Friday, June 30, 2006

I Loves me the Wikipedia

So I'm browsing Wikipedia's page on the Articles of Confederation, and I see this eye-opening piece:
11) Requires nine states to approve the admission of a new state into the confederacy; preapproves Canada, if they apply for membership.
Really? Canada was pre-approved for membership in the United States?

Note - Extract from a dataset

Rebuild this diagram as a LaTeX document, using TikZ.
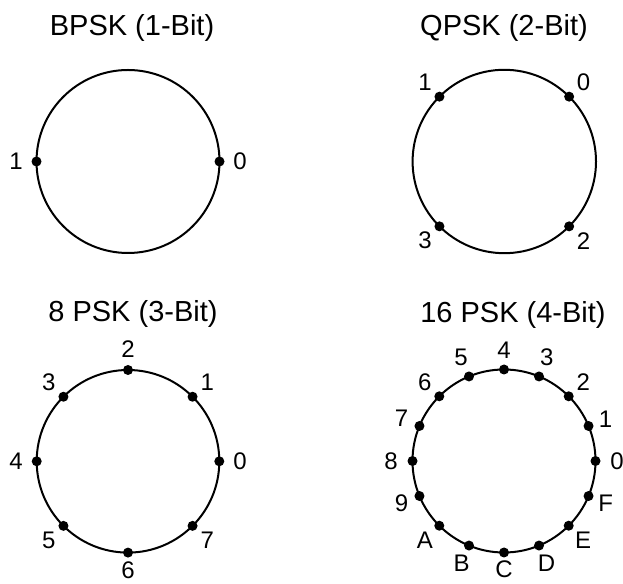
\documentclass[tikz,border=0pt]{standalone}
\usepackage{fontspec}
\setmainfont{Liberation Sans}
\usetikzlibrary{positioning}

\begin{document}
\begin{tikzpicture}[x=1pt, y=1pt,
    ring/.style={line width=2pt},
    symbol/.style={circle, fill=black, inner sep=0pt, minimum size=10pt},
    bits/.style={font=\fontsize{24}{24}\selectfont, inner sep=0pt},
    heading/.style={font=\fontsize{29}{29}\selectfont, inner sep=0pt, anchor=base},
]
    \useasboundingbox (0,0) rectangle (623,583);

    % BPSK
    \node[heading] (bpsk title) at (132, 547) {BPSK (1-Bit)};
    \begin{scope}[shift={(128, 421.5)}]
        \coordinate (bpsk) at (0, 0);
        \draw[ring] (bpsk) circle (91.5);
        \foreach \a/\t in {0/0, 180/1} {
            \node[symbol] (bpsk-\t) at (\a:91.5) {};
            \node[bits] (bpsk-lbl-\t) at (\a:112) {\t};
        }
    \end{scope}

    % QPSK
    \node[heading] (qpsk title) at (504, 547) {QPSK (2-Bit)};
    \begin{scope}[shift={(504.3, 421.5)}]
        \coordinate (qpsk) at (0, 0);
        \draw[ring] (qpsk) circle (91.7);
        \foreach \a/\t in {45/0, 135/1, 225/3, 315/2} {
            \node[symbol] (qpsk-\t) at (\a:91.7) {};
            \node[bits] (qpsk-lbl-\t) at (\a:112) {\t};
        }
    \end{scope}

    % 8 PSK
    \node[heading] (psk8 title) at (133, 261) {8 PSK (3-Bit)};
    \begin{scope}[shift={(128, 121.7)}]
        \coordinate (psk8) at (0, 0);
        \draw[ring] (psk8) circle (91.3);
        \foreach \t/\r in {0/112, 1/112, 2/112, 3/112, 4/112, 5/112, 6/109, 7/112} {
            \node[symbol] (psk8-\t) at (45*\t:91.3) {};
            \node[bits] (psk8-lbl-\t) at (45*\t:\r) {\t};
        }
    \end{scope}

    % 16 PSK
    \node[heading] (psk16 title) at (513, 260) {16 PSK (4-Bit)};
    \begin{scope}[shift={(504, 122)}]
        \coordinate (psk16) at (0, 0);
        \draw[ring] (psk16) circle (91.5);
        \foreach \k/\t/\r in {0/0/113, 1/1/110, 2/2/112, 3/3/112, 4/4/111, 5/5/112,
                              6/6/112, 7/7/111, 8/8/113, 9/9/111, 10/A/112, 11/B/111,
                              12/C/108, 13/D/111, 14/E/112, 15/F/110} {
            \node[symbol] (psk16-\t) at (22.5*\k:91.5) {};
            \node[bits] (psk16-lbl-\t) at (22.5*\k:\r) {\t};
        }
    \end{scope}
\end{tikzpicture}
\end{document}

What's interesting is that the way Wikipedia writes it, it sounds like Canada was approved as a secondary thought, while the text of Aricle 11 makes it clear we were enthusiastically invited:
Article XI. Canada acceding to this confederation, and adjoining in the measures of the United States, shall be admitted into, and entitled to all the advantages of this Union; but no other colony shall be admitted into the same, unless such admission be agreed to by nine States.
So I ask myself, does the offer still hold? (Not interested in accepting, just wondering if the door is still open.) The answer? Not so much:
Under the Articles of Confederation's Article XI, the United States made an open invitation to Canada to join the new union as a state, admission guaranteed simply by asking. If Canada had made such a request, the world would be a much different place today. The open invitation, however, expired with the replacement of the Articles with the Constitution. Canada is free to request admission into the United States, as is any independent nation, territory of the United States, or other political unit, under the rules laid out in Article 4, Section 3 of the Constitution.
For the David Frums and Mark Steyns of the world, this is no doubt a crushing blow to their dreams. I have no doubt, however, that if US foreign policy continues to rely on exiles, then one day David Frum will eagerly play the role of Ahmad Chalabi of the North.


macadavy said...

Since Canada as such did not then exist, it should be noted that the invitation was actually directed to Quebec, since it was believed the recently conquered (1755) French had great resentment against the British. When the quebecois declined the invitation, the Americans promptly invaded!

Pete said...

The invaded twice during the war, IIRC, and were sent packing each time as the Francophones supplied who'd ever pay them and Brits had luck on their side... and didn't have to trample up the Richelieu River for once (the RR has been described by Canadian Military Historian Desmond Morton as "the traditional invasion route from the British Colonies to Canada".